[START]

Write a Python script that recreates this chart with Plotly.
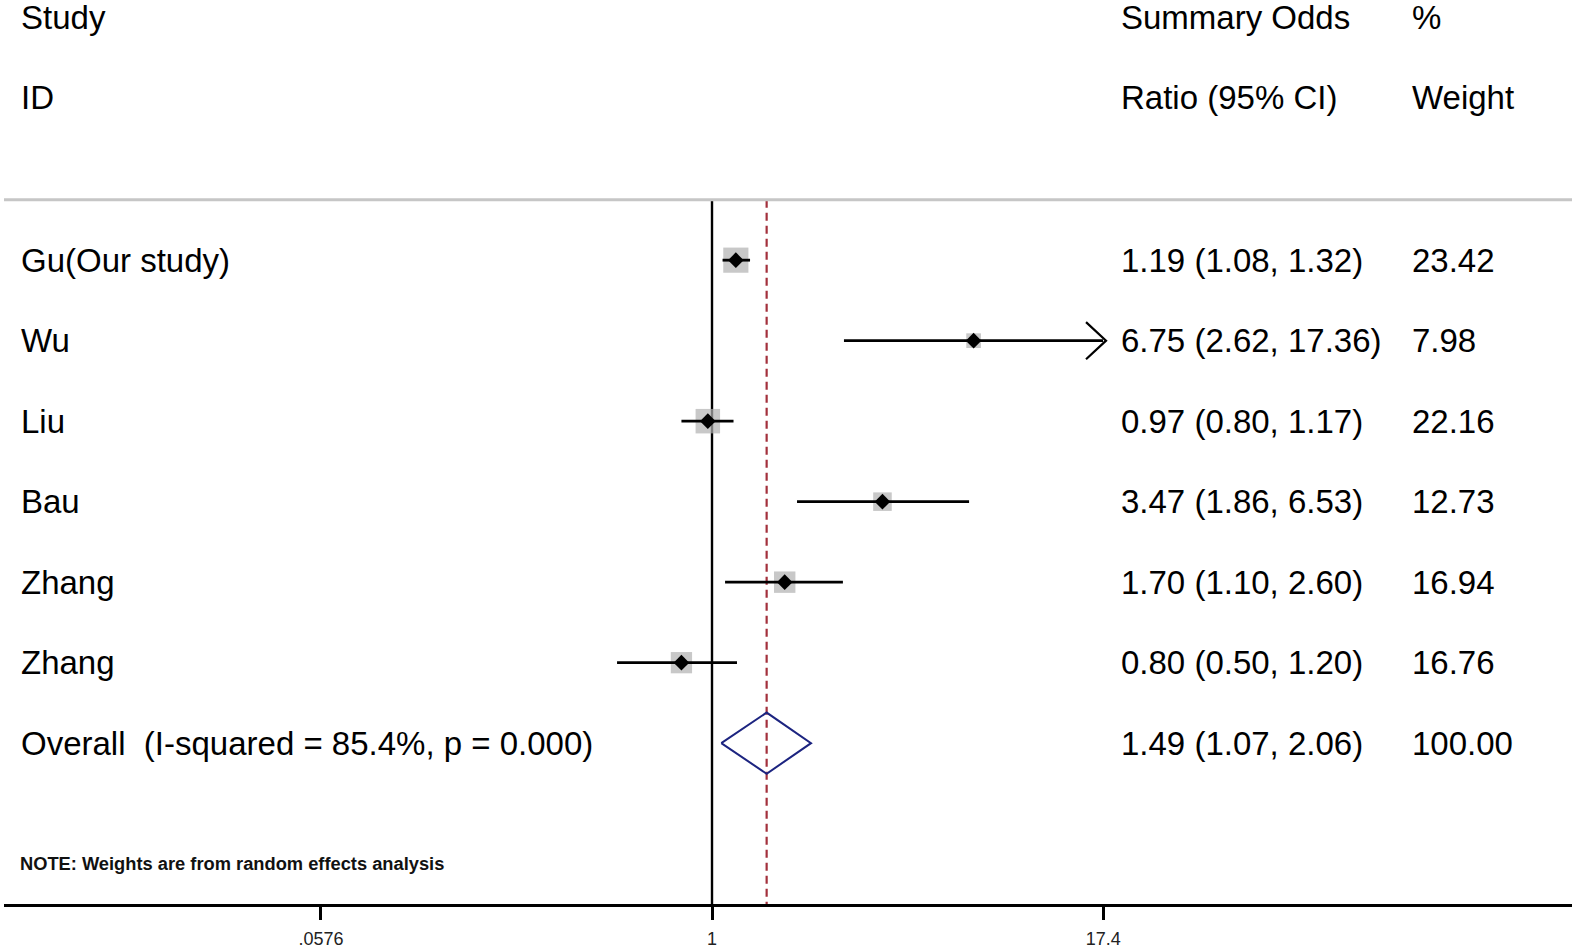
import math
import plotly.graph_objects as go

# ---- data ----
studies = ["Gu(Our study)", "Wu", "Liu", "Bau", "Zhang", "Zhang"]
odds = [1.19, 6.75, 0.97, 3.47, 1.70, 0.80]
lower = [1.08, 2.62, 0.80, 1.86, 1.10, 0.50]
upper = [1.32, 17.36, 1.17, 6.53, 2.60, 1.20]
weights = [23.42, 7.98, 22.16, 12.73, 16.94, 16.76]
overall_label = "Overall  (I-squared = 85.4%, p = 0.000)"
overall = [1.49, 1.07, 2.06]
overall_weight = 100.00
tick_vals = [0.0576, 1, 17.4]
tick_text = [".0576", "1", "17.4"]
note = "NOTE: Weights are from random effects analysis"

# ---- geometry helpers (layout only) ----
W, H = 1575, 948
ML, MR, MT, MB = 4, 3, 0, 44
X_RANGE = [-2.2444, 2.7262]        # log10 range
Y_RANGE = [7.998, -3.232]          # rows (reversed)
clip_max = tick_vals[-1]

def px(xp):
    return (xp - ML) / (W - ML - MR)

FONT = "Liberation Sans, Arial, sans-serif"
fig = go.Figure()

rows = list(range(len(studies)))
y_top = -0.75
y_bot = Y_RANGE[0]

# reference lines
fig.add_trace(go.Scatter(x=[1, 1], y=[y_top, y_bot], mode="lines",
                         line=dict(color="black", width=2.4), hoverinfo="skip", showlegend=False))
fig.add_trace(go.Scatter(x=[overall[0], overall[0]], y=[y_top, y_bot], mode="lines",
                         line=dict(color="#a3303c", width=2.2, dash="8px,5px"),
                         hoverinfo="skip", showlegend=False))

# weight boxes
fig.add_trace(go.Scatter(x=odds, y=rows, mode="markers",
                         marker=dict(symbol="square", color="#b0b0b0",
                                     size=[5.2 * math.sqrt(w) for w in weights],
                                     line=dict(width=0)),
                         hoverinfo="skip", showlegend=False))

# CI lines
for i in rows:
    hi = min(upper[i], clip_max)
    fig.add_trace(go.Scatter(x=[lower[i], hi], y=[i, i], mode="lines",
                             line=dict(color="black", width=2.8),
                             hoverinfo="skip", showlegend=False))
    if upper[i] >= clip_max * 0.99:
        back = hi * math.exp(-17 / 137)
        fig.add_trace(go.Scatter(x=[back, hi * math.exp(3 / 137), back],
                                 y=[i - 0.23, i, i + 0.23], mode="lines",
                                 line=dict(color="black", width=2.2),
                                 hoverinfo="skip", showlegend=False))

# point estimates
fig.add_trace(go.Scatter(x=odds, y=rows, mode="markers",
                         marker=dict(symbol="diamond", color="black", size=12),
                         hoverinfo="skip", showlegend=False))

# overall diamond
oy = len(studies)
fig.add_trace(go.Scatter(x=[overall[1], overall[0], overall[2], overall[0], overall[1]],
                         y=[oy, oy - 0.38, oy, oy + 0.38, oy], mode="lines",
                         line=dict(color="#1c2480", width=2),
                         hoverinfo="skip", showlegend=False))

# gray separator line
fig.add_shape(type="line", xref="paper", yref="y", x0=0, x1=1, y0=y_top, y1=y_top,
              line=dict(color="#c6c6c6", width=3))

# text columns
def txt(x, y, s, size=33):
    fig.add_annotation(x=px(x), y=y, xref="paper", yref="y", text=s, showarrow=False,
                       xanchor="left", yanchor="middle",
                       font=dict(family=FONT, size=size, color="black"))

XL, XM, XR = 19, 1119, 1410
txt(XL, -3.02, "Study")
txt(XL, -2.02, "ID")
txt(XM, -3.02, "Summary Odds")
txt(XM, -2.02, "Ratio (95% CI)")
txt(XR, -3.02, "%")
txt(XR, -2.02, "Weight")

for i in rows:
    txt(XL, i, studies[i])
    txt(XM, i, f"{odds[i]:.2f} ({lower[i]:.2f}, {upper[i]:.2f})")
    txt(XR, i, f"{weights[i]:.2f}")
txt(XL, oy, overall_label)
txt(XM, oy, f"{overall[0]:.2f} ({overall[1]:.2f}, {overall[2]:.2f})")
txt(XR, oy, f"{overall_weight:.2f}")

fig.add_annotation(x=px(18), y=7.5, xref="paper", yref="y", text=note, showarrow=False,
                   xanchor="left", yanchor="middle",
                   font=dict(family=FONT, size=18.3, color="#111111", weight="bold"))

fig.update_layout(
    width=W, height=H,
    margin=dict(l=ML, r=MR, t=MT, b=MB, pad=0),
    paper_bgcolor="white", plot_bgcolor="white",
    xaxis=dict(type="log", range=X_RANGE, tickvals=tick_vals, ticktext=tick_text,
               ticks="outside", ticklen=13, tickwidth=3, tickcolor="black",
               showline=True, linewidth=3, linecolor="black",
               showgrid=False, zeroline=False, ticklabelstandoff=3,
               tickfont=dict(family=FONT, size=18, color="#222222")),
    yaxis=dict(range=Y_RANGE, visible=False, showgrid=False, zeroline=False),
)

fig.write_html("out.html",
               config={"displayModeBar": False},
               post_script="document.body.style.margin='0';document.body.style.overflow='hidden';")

[END]

**Set exercise:** Extract the lines exactly, please: the first line of the listing, the line with "import plotly.graph_objects as go", and every line between them, but no pictures.

**Result of the task:**
Write a Python script that recreates this chart with Plotly.
import math
import plotly.graph_objects as go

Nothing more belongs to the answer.